Now I must make an apology on my own behalf. Alas, if you read the blog item I posted recently, you might be puzzled by the Gazunda tree. I am forced to admit there is no such thing, to the best of my knowledge, as a Gazunda tree, not in the main square in Oaxaca, nor anywhere else in the world. Of course, when it rains people have been known to go under certain trees to use them as an umbrella and thus to take shelter from the rain, but this is the full extent of the origin of the name: the tourist or the golfer or the walker or whatever goes under (say it fast — Gazunda) the tree when it rains. There is nothing more to the Gazunda tree than that little joke.

And this brings us to a really serious series of questions: how do we know things are true? How do we establish the truth of a statement? Why do we believe some people and not others, some facts and not others? How do we choose between a series of alternate truths all of them presented as factual realities when, in actual fact, not all of them are true? This leads us on to the basic foundations on which our knowledge is built: how do we distinguish between scientifically established facts, and hearsay, and gossip if we are ignorant of basic scientific knowledge and principles?

To this we must add the triple increases that threaten us. These are (1) the increase in the availability of real scientific knowledge that bombards us every day with fresh facts and new information; (2) the increase in sources of information and the easy access to those sources; (3) the fact that many of these sources, far too many in my opinion, present us with a fictional or heavily biased version of a pseudo- or alternate truth. And yes, in light of telling the truth, the whole truth, and nothing but the truth, we are indeed entitled to question the existence and indeed the very meaning of these words: alternate truths.
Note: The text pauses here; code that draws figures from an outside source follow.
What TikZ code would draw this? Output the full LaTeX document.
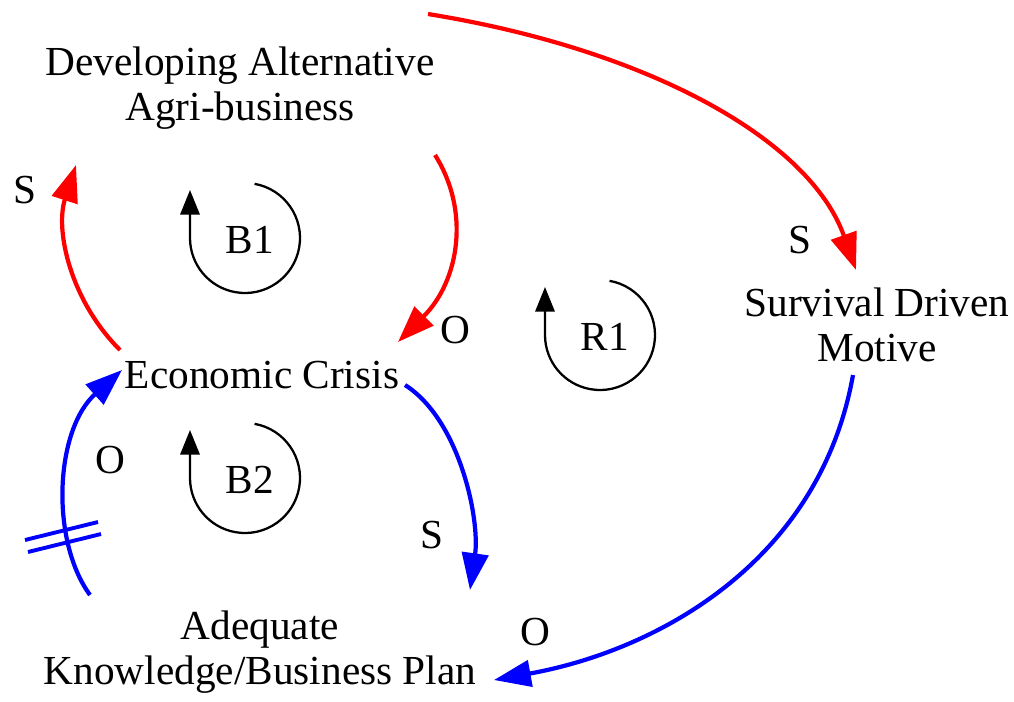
\documentclass[tikz,border=0pt]{standalone}
\usepackage{fontspec}
\setmainfont{Liberation Serif}
\usetikzlibrary{arrows.meta}
\begin{document}
\begin{tikzpicture}[x=0.02cm,y=-0.02cm,
  lbl/.style={font=\fontsize{23.5}{26}\selectfont,align=center,inner sep=1pt},
  conn/.style={line width=2.4pt,-{Triangle[length=21pt,width=15pt]}},
  loopar/.style={line width=1.3pt,-{Triangle[length=14pt,width=11pt]}}]
\useasboundingbox (0,0) rectangle (1014,701);
\node[lbl] (dev) at (240,88) {Developing Alternative\\Agri-business};
\node[lbl] (sur) at (877,325) {Survival Driven\\Motive};
\node[lbl] (eco) at (262,375) {Economic Crisis};
\node[lbl] (ade) at (260,652) {Adequate\\Knowledge/Business Plan};
\coordinate (a1) at (120,350); \coordinate (a2) at (76,165);
\coordinate (b1) at (435,155); \coordinate (b2) at (398,342);
\coordinate (c1) at (428,14); \coordinate (c2) at (856,270);
\coordinate (d1) at (405,385); \coordinate (d2) at (470,590);
\coordinate (e1) at (853,375); \coordinate (e2) at (494,680);
\coordinate (f1) at (90,595); \coordinate (f2) at (122,370);
\draw[conn,red] (a1) .. controls (70,300) and (55,230) .. (a2);
\draw[conn,red] (b1) .. controls (470,210) and (460,280) .. (b2);
\draw[conn,red] (c1) .. controls (650,50) and (810,140) .. (c2);
\draw[conn,blue] (d1) .. controls (460,420) and (480,520) .. (d2);
\draw[conn,blue] (e1) .. controls (820,560) and (660,650) .. (e2);
\draw[conn,blue] (f1) .. controls (50,540) and (55,430) .. (f2);
\draw[blue,line width=2.2pt] (25,540) -- (98,522) (28,552) -- (101,534);
\foreach \cx/\cy/\t in {245/238/B1,245/478/B2,600/335/R1}{
  \draw[loopar] (\cx,\cy) ++(280:55) arc (280:540:55) -- ++(0,-48);
  \node[lbl] at (\cx+5,\cy+2) {\t};
}
\node[lbl] at (25,190) {S};
\node[lbl] at (455,330) {O};
\node[lbl] at (800,240) {S};
\node[lbl] at (110,460) {O};
\node[lbl] at (432,535) {S};
\node[lbl] at (535,632) {O};
\end{tikzpicture}
\end{document}
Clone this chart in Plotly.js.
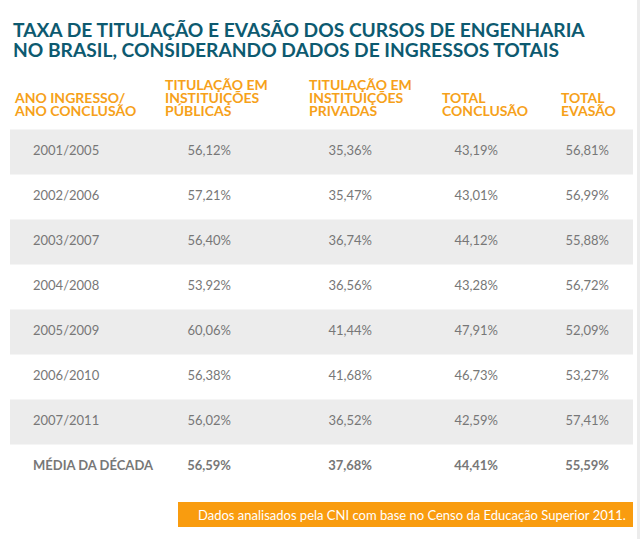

These considerations seem modern and up to date, but of course they are not. They can be found in Miguel de Cervantes’s novel, Don Quixote (Part One, 1605, and Part Two 1615). They are present throughout the meta-theater created by playwrights like Pedro Calderón de la Barca (1600-1681), who set similar dilemmas of truth and fiction in, for example, his play La Vida es Sueño (Life is a Dream) as well as in the twelve plays he wrote based on Cervantes’s masterpiece. They are also present in the writings of some of the philosophers of the day. This is exemplified in the following passage that comes, I think, from René Descartes:

“There is no earth, no heaven, no extended body, no magnitude, no place and that nonetheless I perceive these things and they seem good to me. And this is the most harrowing possibility of all, that our world is commanded by a deity who deceives humanity and we cannot avoid being misled for there may be systematic deception and then all is lost. And even the most reliable information is dubious, for we may be faced with an evil genius who is deceiving us and then there can be no reassurance in the foundations of our knowledge.”

“There can be no reassurance in the foundations of our knowledge.” These are chilling words and present us with the unfortunate fact that unless we ourselves, each one of us, to the best of our abilities search out the absolute truth about all we hear, say, and do, we are indeed lost and we must wander in the dark with no light to guide us. ‘A sad life this, when beneath the axe, we have no time to check our facts.’ So: hie thee to Wikipedia, or Google the infamous Feathered Kangaroo. Or you can take my photo and the words accompanying it for the truth, the whole truth, and nothing but the truth. The choice, my friends, is yours.